In a large bowl sift and stir together powdered sugar and cornstarch.
Lightly spray a 8x8 inch or 9x9 inch square baking pan with non-stick spray. Next, line the pan with parchment paper that hangs over all 4 sides but lays flat across the bottom of pan.
Lightly spray parchment paper with non-stick baking spray.
Then sift powdered sugar/cornstarch to create a think coating across sided and bottom of pan.

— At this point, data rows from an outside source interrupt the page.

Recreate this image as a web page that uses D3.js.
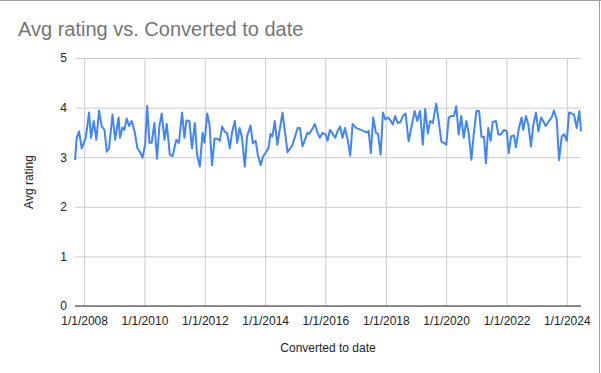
<!DOCTYPE html>
<html><head><meta charset="utf-8">
<script src="https://cdn.jsdelivr.net/npm/d3@7"></script>
<style>
html,body{margin:0;padding:0;background:#fff;}
svg{display:block;font-family:"Liberation Sans",Arial,sans-serif;}
</style></head>
<body><svg id="c" width="601" height="373"></svg>
<script>
const dates = ["2007-09-13","2007-10-04","2007-11-01","2007-12-03","2008-01-21","2008-03-01","2008-03-25","2008-04-27","2008-05-29","2008-06-30","2008-08-02","2008-09-04","2008-10-02","2008-10-29","2008-12-10","2009-01-11","2009-02-22","2009-03-11","2009-04-09","2009-05-03","2009-05-31","2009-06-28","2009-07-30","2009-09-03","2009-10-08","2009-11-10","2009-12-08","2010-01-09","2010-02-03","2010-03-02","2010-03-29","2010-05-01","2010-06-02","2010-07-01","2010-07-29","2010-09-01","2010-09-28","2010-11-04","2010-12-06","2011-01-22","2011-02-22","2011-04-01","2011-04-30","2011-05-24","2011-06-29","2011-07-30","2011-09-03","2011-09-30","2011-11-02","2011-12-05","2011-12-29","2012-01-30","2012-02-28","2012-03-29","2012-04-28","2012-06-07","2012-07-01","2012-07-29","2012-08-27","2012-09-28","2012-10-30","2012-11-28","2012-12-30","2013-01-28","2013-02-26","2013-03-27","2013-04-30","2013-05-27","2013-07-08","2013-08-05","2013-09-08","2013-10-05","2013-11-07","2013-12-08","2014-01-19","2014-02-12","2014-03-07","2014-03-30","2014-04-28","2014-05-28","2014-07-30","2014-09-29","2014-11-29","2015-01-29","2015-02-26","2015-03-29","2015-05-28","2015-06-17","2015-07-20","2015-08-26","2015-09-28","2015-10-25","2015-11-27","2016-01-07","2016-01-27","2016-02-24","2016-03-27","2016-04-28","2016-05-26","2016-06-27","2016-07-26","2016-08-24","2016-09-26","2016-10-27","2016-11-25","2017-01-05","2017-03-05","2017-05-13","2017-06-07","2017-07-04","2017-08-01","2017-09-04","2017-09-28","2017-10-30","2017-11-27","2017-12-25","2018-01-27","2018-02-28","2018-03-27","2018-04-24","2018-05-26","2018-06-28","2018-07-26","2018-08-28","2018-10-04","2018-11-05","2018-12-16","2019-01-17","2019-02-19","2019-03-25","2019-04-22","2019-05-25","2019-06-22","2019-07-24","2019-09-04","2019-10-03","2019-11-04","2019-12-02","2020-01-03","2020-02-02","2020-03-03","2020-04-05","2020-05-03","2020-06-01","2020-07-02","2020-08-01","2020-09-02","2020-09-30","2020-11-02","2020-11-30","2021-01-02","2021-02-04","2021-03-04","2021-04-03","2021-04-27","2021-05-25","2021-06-23","2021-07-17","2021-08-27","2021-09-24","2021-10-26","2021-12-02","2022-01-05","2022-01-28","2022-02-26","2022-04-01","2022-04-25","2022-06-01","2022-07-03","2022-07-22","2022-08-25","2022-09-22","2022-10-24","2022-11-22","2022-12-24","2023-01-22","2023-02-24","2023-03-21","2023-04-20","2023-05-29","2023-07-02","2023-07-29","2023-09-01","2023-09-29","2023-11-01","2023-12-02","2024-01-01","2024-01-28","2024-02-29","2024-03-28","2024-04-30","2024-06-01","2024-06-21"];
const ratings = [2.94,3.39,3.52,3.18,3.39,3.90,3.39,3.73,3.35,3.94,3.62,3.55,3.11,3.18,3.86,3.35,3.80,3.39,3.60,3.55,3.78,3.63,3.73,3.52,3.18,3.10,2.99,3.25,4.03,3.29,3.29,3.69,2.97,3.63,3.88,3.35,3.67,3.05,3.02,3.35,3.29,3.90,3.39,3.74,3.73,3.18,3.69,3.05,2.81,3.49,3.29,3.88,3.65,2.84,3.37,3.37,3.33,3.62,3.52,3.48,3.18,3.51,3.73,3.29,3.59,3.39,2.81,3.42,3.64,3.28,3.33,3.05,2.84,3.02,3.12,3.20,3.47,3.42,3.73,3.25,3.90,3.10,3.25,3.59,3.59,3.22,3.49,3.47,3.55,3.67,3.49,3.39,3.49,3.45,3.33,3.55,3.48,3.39,3.52,3.62,3.39,3.59,3.35,3.03,3.67,3.59,3.55,3.50,3.53,3.08,3.80,3.49,3.47,3.05,3.90,3.76,3.80,3.74,3.66,3.83,3.69,3.71,3.83,3.88,3.32,3.59,3.93,3.73,3.93,3.25,3.97,3.48,3.73,3.69,4.08,3.73,3.32,3.29,3.25,3.80,3.83,3.83,4.03,3.46,3.83,3.39,3.73,3.49,2.95,3.46,3.93,3.93,3.41,3.41,2.88,3.59,3.33,3.71,3.73,3.46,3.46,3.55,3.52,3.08,3.42,3.44,3.20,3.59,3.80,3.55,3.83,3.66,3.22,3.66,3.90,3.52,3.80,3.73,3.63,3.73,3.80,3.94,3.76,2.94,3.42,3.46,3.33,3.90,3.88,3.86,3.59,3.93,3.52];
const xTickYears = [2008,2010,2012,2014,2016,2018,2020,2022,2024];
const yTicks = [0,1,2,3,4,5];
const title = "Avg rating vs. Converted to date";
const xTitle = "Converted to date";
const yTitle = "Avg rating";

const parse = d3.utcParse("%Y-%m-%d");
const data = dates.map((d,i)=>({date:parse(d), v:ratings[i]}));

const svg = d3.select("#c");
const m = {left:75, right:581, top:58, bottom:306};
const x = d3.scaleUtc().domain(d3.extent(data,d=>d.date)).range([m.left,m.right]);
const y = d3.scaleLinear().domain([0,5]).range([m.bottom,m.top]);

// frame lines
svg.append("line").attr("x1",0).attr("x2",601).attr("y1",0.5).attr("y2",0.5).attr("stroke","#9e9e9e");
svg.append("line").attr("x1",599.5).attr("x2",599.5).attr("y1",0).attr("y2",373).attr("stroke","#9e9e9e");

// title
svg.append("text").attr("x",18).attr("y",36).attr("font-size",20).attr("fill","#757575").text(title);

// grid
const xTicks = xTickYears.map(yr=>new Date(Date.UTC(yr,0,1)));
const gy = svg.append("g").attr("transform",`translate(${m.left},0)`)
  .call(d3.axisLeft(y).tickValues(yTicks).tickSize(-(m.right-m.left)).tickFormat(d3.format("d")));
gy.select(".domain").remove();
gy.selectAll(".tick line").attr("stroke","#cccccc");
gy.selectAll(".tick text").attr("x",-8).attr("font-size",12).attr("fill","#222").attr("font-family","Liberation Sans, Arial, sans-serif");

const gx = svg.append("g").attr("transform",`translate(0,${m.bottom})`)
  .call(d3.axisBottom(x).tickValues(xTicks).tickSize(-(m.bottom-m.top)).tickFormat(d3.utcFormat("%-m/%-d/%Y")));
gx.select(".domain").remove();
gx.selectAll(".tick line").attr("stroke","#cccccc");
gx.selectAll(".tick text").attr("y",10).attr("font-size",12).attr("fill","#222").attr("font-family","Liberation Sans, Arial, sans-serif");

// baseline
svg.append("line").attr("x1",m.left).attr("x2",m.right).attr("y1",y(0)).attr("y2",y(0)).attr("stroke","#333").attr("stroke-width",1);

// line
svg.append("path").datum(data)
  .attr("fill","none").attr("stroke","#4285F4").attr("stroke-width",2).attr("stroke-linejoin","round")
  .attr("d", d3.line().x(d=>x(d.date)).y(d=>y(d.v)));

// axis titles
svg.append("text").attr("x",(m.left+m.right)/2).attr("y",352).attr("text-anchor","middle")
  .attr("font-size",12).attr("fill","#222").text(xTitle);
svg.append("text").attr("transform",`translate(33,${(m.top+m.bottom)/2}) rotate(-90)`).attr("text-anchor","middle")
  .attr("font-size",12).attr("fill","#222").text(yTitle);
</script></body></html>
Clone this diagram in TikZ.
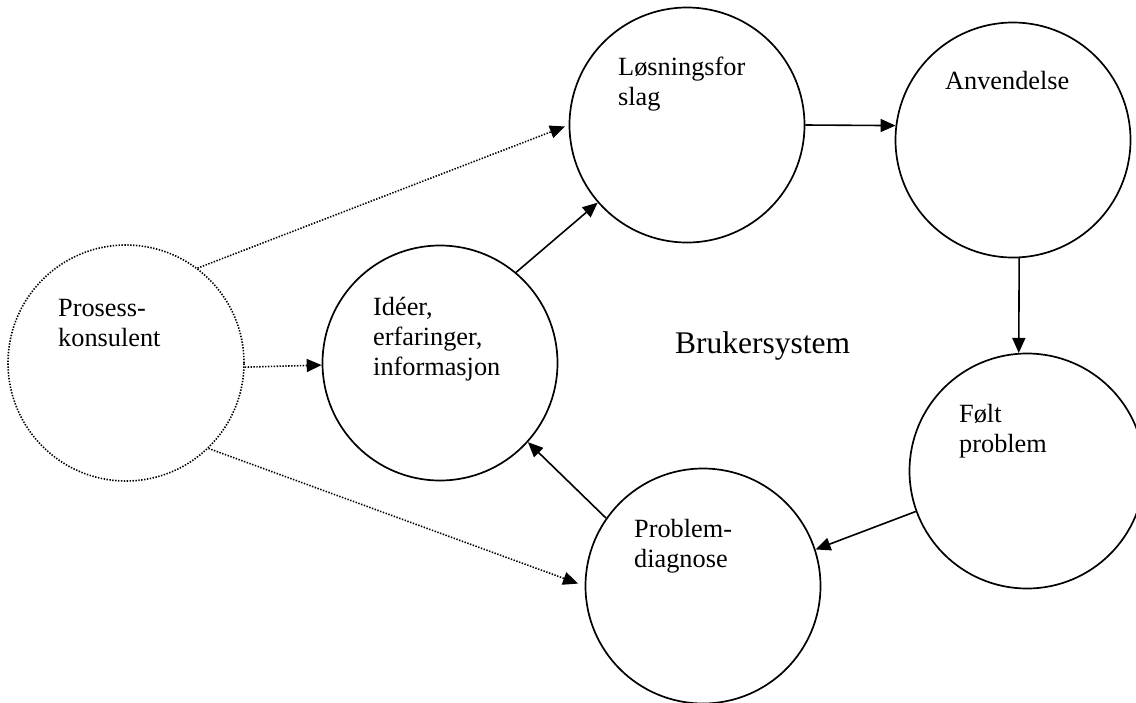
\documentclass[tikz,border=0pt]{standalone}
\usepackage{fontspec}
\setmainfont{Liberation Serif}
\usetikzlibrary{arrows.meta}
\begin{document}
\begin{tikzpicture}[x=1pt,y=-1pt,
  stage/.style={circle, draw, line width=1.7pt, minimum size=235pt, inner sep=0pt},
  consultant/.style={circle, draw, line width=1.6pt, dash pattern=on 1.4pt off 1.5pt, minimum size=236pt, inner sep=0pt},
  caption/.style={anchor=base west, inner sep=0pt, align=left, font=\fontsize{26.3}{30}\selectfont},
  flow/.style={line width=1.6pt, -{Triangle[length=15pt,width=13pt]}},
  advice/.style={flow, dash pattern=on 1.4pt off 1.5pt}]
  \useasboundingbox (0,0) rectangle (1136,702);
  \clip (0,0) rectangle (1136,702);

  % circles of the cycle
  \node[consultant] (pk) at (126,363) {};
  \node[stage] (ide) at (440,363) {};
  \node[stage] (los) at (687,125) {};
  \node[stage] (anv) at (1013,140) {};
  \node[stage] (fol) at (1027,471) {};
  \node[stage] (dia) at (703,586) {};

  % captions (anchored at the baseline of their last line)
  \node[caption] (pk-t)  at (58,346)  {Prosess-\\konsulent};
  \node[caption] (ide-t) at (373,375) {Idéer,\\erfaringer,\\informasjon};
  \node[caption] (los-t) at (618,105) {Løsningsfor\\slag};
  \node[caption] (anv-t) at (945,89)  {Anvendelse};
  \node[caption] (fol-t) at (959,452) {Følt\\problem};
  \node[caption] (dia-t) at (634,567) {Problem-\\diagnose};
  \node[anchor=base west, inner sep=0pt, font=\fontsize{31.5}{36}\selectfont] (sys) at (675,353) {Brukersystem};

  % cycle arrows
  \draw[flow] (ide.50.8) -- (los.221.2);
  \draw[flow] (los.0.5) -- (anv.173.7);
  \draw[flow] (anv.273) -- (fol.94);
  \draw[flow] (fol.200) -- (dia.18.9);
  \draw[flow] (dia.145) -- (ide.318.4);

  % consultant input
  \draw[advice, shorten >=4pt] (pk.53) -- (los.180);
  \draw[advice] (pk.358.5) -- (ide.181.5);
  \draw[advice, shorten >=7pt] (pk.314.3) -- (dia.180.9);
\end{tikzpicture}
\end{document}
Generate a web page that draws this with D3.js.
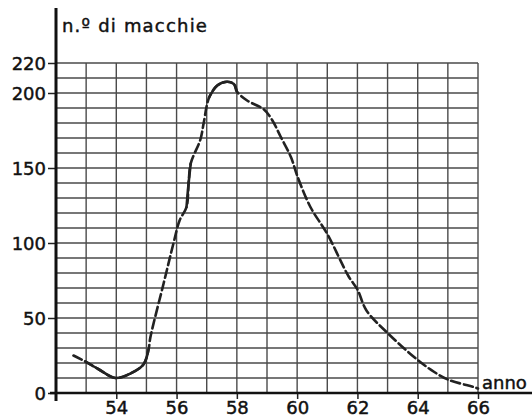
<!DOCTYPE html>
<html>
<head>
<meta charset="utf-8">
<script src="https://cdn.jsdelivr.net/npm/d3@7"></script>
<style>
  html, body { margin: 0; padding: 0; background: #fff; }
  svg { display: block; }
  text { font-family: "DejaVu Sans", Arial, sans-serif; fill: #111; stroke: #111; stroke-width: 0.45px; }
</style>
</head>
<body>
<svg id="chart" width="532" height="420"></svg>
<script>
// Sunspot count per year (fractional years trace the hand-drawn curve)
const years  = [52.58, 52.97, 53.4, 53.97, 54.47, 54.9, 55.07, 55.13, 55.57, 55.9, 56.1, 56.33, 56.4, 56.47, 56.79, 56.9, 57.08, 57.35, 57.67, 57.9, 58.0, 58.34, 58.9, 59.17, 59.45, 59.8, 60.0, 60.44, 61.0, 61.7, 62.0, 62.3, 63.0, 64.0, 64.55, 65.0, 65.85, 66.0];
const spots  = [25, 21, 16, 10, 13, 19, 29, 37, 73, 100, 115, 124, 140, 153, 169, 180, 197, 205, 207.5, 206, 201, 195, 189, 182, 171, 157, 145, 124, 106, 78, 69, 55, 40, 22, 14, 9, 4, 3];

// stretches of the curve drawn as a continuous stroke (index ranges into the arrays)
const solidRuns = [[1, 6], [11, 13], [16, 20]];

const yTickValues = [0, 50, 100, 150, 200, 220];
const xTickValues = [54, 56, 58, 60, 62, 64, 66];
const yTitle = "n.º di macchie";
const xTitle = "anno";

const W = 532, H = 420;
const margin = { top: 63, right: 54, bottom: 27, left: 56 };
const innerW = W - margin.left - margin.right;
const innerH = H - margin.top - margin.bottom;

const svg = d3.select("#chart");
const g = svg.append("g").attr("transform", `translate(${margin.left},${margin.top})`);

const x = d3.scaleLinear().domain([52, 66]).range([0, innerW]);
const y = d3.scaleLinear().domain([0, 220]).range([innerH, 0]);

// grid paper
const gridColor = "#4a4a4a";
g.append("g").selectAll("line.v")
  .data(d3.range(53, 67))
  .join("line")
  .attr("x1", d => x(d)).attr("x2", d => x(d))
  .attr("y1", y(0)).attr("y2", y(220))
  .attr("stroke", gridColor).attr("stroke-width", 1.4);

g.append("g").selectAll("line.h")
  .data(d3.range(10, 230, 10))
  .join("line")
  .attr("x1", x(52)).attr("x2", x(66))
  .attr("y1", d => y(d)).attr("y2", d => y(d))
  .attr("stroke", gridColor).attr("stroke-width", 1.4);

// axes
const yAxis = d3.axisLeft(y).tickValues(yTickValues).tickSize(8).tickPadding(2);
const yA = g.append("g").call(yAxis);
yA.select(".domain").remove();
yA.selectAll(".tick line").attr("stroke", "#222").attr("stroke-width", 1.5);
yA.selectAll(".tick text").attr("font-size", 18).attr("fill", "#111")
  .attr("font-family", '"DejaVu Sans", Arial, sans-serif').attr("dy", "0.36em");

const xAxis = d3.axisBottom(x).tickValues(xTickValues).tickSize(6).tickPadding(2);
const xA = g.append("g").attr("transform", `translate(0,${innerH})`).call(xAxis);
xA.select(".domain").remove();
xA.selectAll(".tick line").attr("stroke", "#222").attr("stroke-width", 1.5);
xA.selectAll(".tick text").attr("font-size", 18).attr("fill", "#111")
  .attr("font-family", '"DejaVu Sans", Arial, sans-serif');

// heavy axis lines
g.append("line")
  .attr("x1", x(52)).attr("x2", x(52))
  .attr("y1", -55).attr("y2", innerH + 8)
  .attr("stroke", "#111").attr("stroke-width", 3);
g.append("line")
  .attr("x1", x(52) - 6).attr("x2", W - margin.left)
  .attr("y1", innerH).attr("y2", innerH)
  .attr("stroke", "#111").attr("stroke-width", 2.5);

// axis titles
g.append("text")
  .attr("x", x(52) + 6).attr("y", -31)
  .attr("font-size", 18).attr("letter-spacing", 1.2)
  .text(yTitle);
g.append("text")
  .attr("x", x(66) + 4).attr("y", innerH - 4)
  .attr("font-size", 18)
  .text(xTitle);

// sunspot curve
const pts = years.map((d, i) => [d, spots[i]]);
const line = d3.line()
  .x(d => x(d[0]))
  .y(d => y(d[1]))
  .curve(d3.curveCatmullRom.alpha(0.5));

g.append("path")
  .attr("d", line(pts))
  .attr("fill", "none")
  .attr("stroke", "#222")
  .attr("stroke-width", 2.6)
  .attr("stroke-dasharray", "9,4")
  .attr("stroke-linecap", "round");

solidRuns.forEach(([a, b]) => {
  g.append("path")
    .attr("d", line(pts.slice(a, b + 1)))
    .attr("fill", "none")
    .attr("stroke", "#222")
    .attr("stroke-width", 2.6)
    .attr("stroke-linecap", "round");
});
</script>
</body>
</html>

In the bowl of a stand mixer, stir together water and gelatin. The gelatin will absorb and "bloom". Meanwhile make sugar syrup.
Sugar Syrup Mix
Combine sugar, water, and corn syrup in a medium saucepan on stovetop and heat on low until sugar has dissolved.
Increase the heat a boil and cook for 6–7 minutes, checking the temperature to reach 240 F ( 115 C )on a sugar (candy) thermometer.
Turn on stand mixer fitted with whisk attachment to high speed. Then very carefully and slowly pour hot sugar syrup into the gelatin mixture.
Continue to whip on high for 8-10 minutes until tripled in size, thick and fluffy.
Sunflower Butter Swirl
In a small bowl stir together Creamy SunButter with vanilla and cinnamon.
Use a fork and gently add streaks and small chunks of the sunflower mixture into the fluffy marshmallow. Use a rubber spatula to fold in the streaks.
Transfer swirled marshmallow into prepared pan with rubber spatula and level.
Generously sift powdered sugar/cornstarch to create a think blanket over the marshmallow cream.
Let sit uncovered in a cool dry place for 4 hrs to dry out and set or overnight.
Lift marshmallow square from pan by grabbing the overhanging parchment paper.
Flip the marshmallow out onto a cutting surface lightly dusted with powdered sugar/cornstarch mixture. Dust a sharp knife and cut into squares. Coat the marshmallows with more sugar mixture and dip the sides if you like.